Spacecraft probes beneath sun's surface

Glimpsed by the naked eye, the sun's surface appears smooth and uniform. Solar astronomers, however, see it as a witch's cauldron, belching blobs of hot gas and energetic radiation far into space. Data from a spacecraft now allow scientists to dig deep under the surface, probing the turbulent motions that power these eruptions.

 By watching the rise and fall of gas at the surface, motion generated by sound waves emerging from the deep interior, researchers over the past 2 decades have begun mapping the flow of gases thousands of kilometers below. The latest maps, compiled from data collected by an instrument aboard the Solar and Heliospheric Observatory (SOHO) spacecraft, may provide new insight into the origin of sunspots, concentrated magnetic fields that appear from Earth as dark blemishes.

 The data, presented last week at a NASA press briefing in Washington, D.C., highlight the sun's diversity. Ground-based observations taken more than a decade ago had indicated that the sun is ringed by bands of gas moving at different speeds. The observations from SOHO, launched in late 1995 and now poised 1.5 million kilometers sunward from Earth, confirm the existence of these bands and reveal that they extend far beneath the surface, penetrating at least 19,000 km.

 Each belt is a swath, more than 64,000 km wide, of charged gas that travels about 16 km per hour relative to its surroundings. Researchers liken the belts to the trade winds circling Earth's equator or the colorful bands of gas ringing Jupiter. Intriguingly, note SOHO investigators Craig DeForest and Jesper Schou of Stanford University, the boundaries between neighboring belts are precisely where sunspots form.

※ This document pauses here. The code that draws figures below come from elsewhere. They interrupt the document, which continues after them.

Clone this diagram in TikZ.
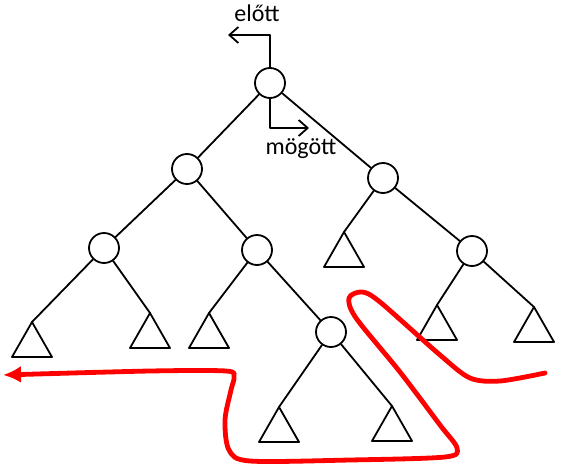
\documentclass[tikz,border=0pt]{standalone}
\usepackage{fontspec}
\setmainfont{Carlito}
\usetikzlibrary{arrows.meta, positioning}
\definecolor{ink}{HTML}{000000}
\definecolor{walk}{HTML}{FF0000}
\tikzset{el/.style={line cap=round, line join=round},
  knot/.style={circle, draw=ink, line width=1.8pt, minimum size=30pt, inner sep=0pt, fill=white},
  lbl/.style={font=\fontsize{24}{28}\selectfont, text=ink, inner sep=0pt}}

\begin{document}
\begin{tikzpicture}[el, x=1pt, y=-1pt, line width=1.8pt, ink]
  \useasboundingbox (0,0) rectangle (562,466);
  % the tree
  \node[knot] (root) at (270,83) {};
  \node[knot] (l) at (187,169) {};   \node[knot] (r) at (383,178) {};
  \node[knot] (ll) at (104,248) {};  \node[knot] (lr) at (257,250) {};
  \node[knot] (rr) at (472,251) {};  \node[knot] (lrr) at (331,332) {};
  \foreach \n/\x/\y in {t1/32/322, t2/150/313, t3/209/313, t4/344/232,
      t5/437/305, t6/534/307, t7/279/407, t8/392/406}{
    \coordinate (\n) at (\x,\y);
    \draw (\n) -- ++(-20,35) -- ++(40,0) -- cycle;}
  \draw (root) -- (l) (root) -- (r) (l) -- (ll) (l) -- (lr) (r) -- (rr) (lr) -- (lrr);
  \draw (ll) -- (t1) (ll) -- (t2) (lr) -- (t3) (r) -- (t4) (rr) -- (t5) (rr) -- (t6) (lrr) -- (t7) (lrr) -- (t8);
  % before / after
  \coordinate (pre) at (228,35); \coordinate (post) at (309,128);
  \draw[-{Straight Barb[length=9pt,width=16pt]}] (root.north) |- (pre);
  \draw[-{Straight Barb[length=9pt,width=16pt]}] (root.south) |- (post);
  \node[lbl] (pretxt) at (257,13) {előtt};
  \node[lbl] (posttxt) at (301,149) {mögött};
  % the walk
  \draw[walk, line width=4.8pt, -{Latex[length=18pt,width=17pt]}] plot[smooth, tension=0.5] coordinates {
    (545,373) (500,381) (470,378) (440,355) (380,302) (362,292) (349,298) (356,318) (400,372)
    (440,425) (457,448) (445,457) (350,460) (250,461) (229,450) (225,420) (231,390) (234,377)
    (226,371) (150,371) (3,375)};
\end{tikzpicture}
\end{document}
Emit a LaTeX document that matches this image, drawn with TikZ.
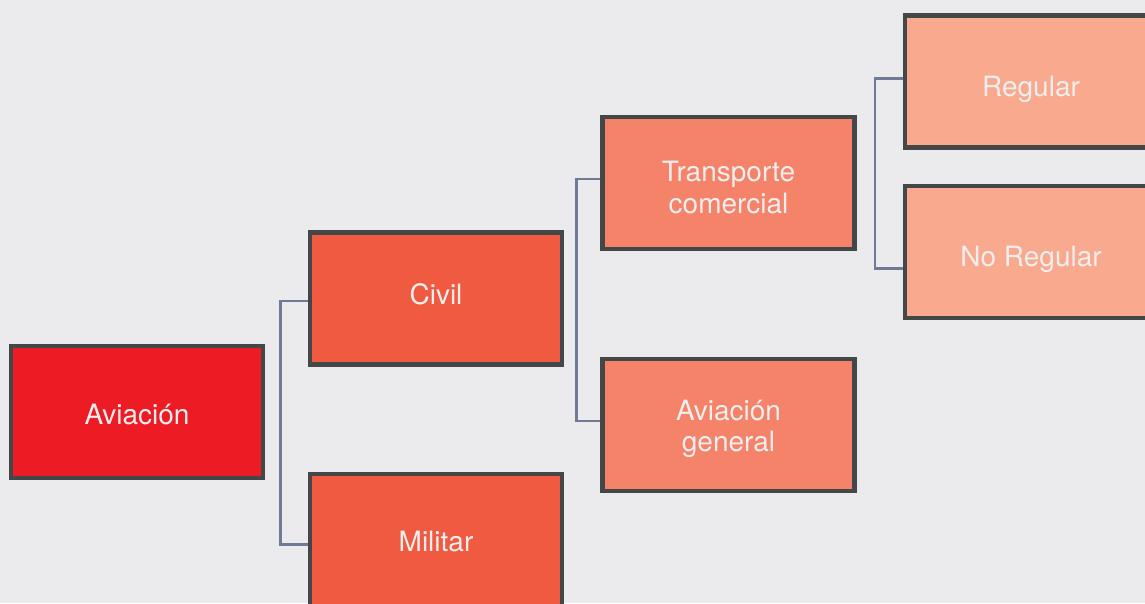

 The change of speed across the boundaries could twist and intensify magnetic field activity inside the sun, suggests solar astronomer Douglas O. Gough of the University of Cambridge in England. At the surface, such activity could generate a sunspot. Alternatively, notes SOHO researcher Philip H. Scherrer of Stanford, cause and effect may work the other way around: The intense magnetic field may present an obstacle to the flow of gas, giving rise to the bands.

 In either case, the link between the bands and magnetic field activity provides "an inroad to understanding the 11-year sunspot cycle, which has been puzzling us for centuries," DeForest says. As the sunspot cycle progresses, the sites where these short-lived features originate move from the north and the south toward the equator. Like the illusion of sinking stripes on a barber pole, "the bands that we see are also slowly migrating toward the equator, at just the same rate as the sunspots," says Gough.

 This movement, he adds, is complicated by another global pattern detected by SOHO. Data taken over the past year show that the sun's outer layer, to a depth of at least 24,000 km, displays an overall flow of gas from the equator to the poles of about 80 km per hour.

"That's quite different from Earth, and that is something we have yet to understand," says Gough.

 Another SOHO discovery ranks as an even bigger surprise, says Schou. Data compiled by the craft's Michelson Doppler imager show evidence of jet streams near the poles. Within several flattened oval regions that ring the sun at 75@ latitude, gaseous material moves about 10 percent faster than the surrounding gases. Moreover, these streams are entirely submerged. Gough theorizes that the feature may be temporary, a signpost of the new solar cycle that began about 1.5 years ago.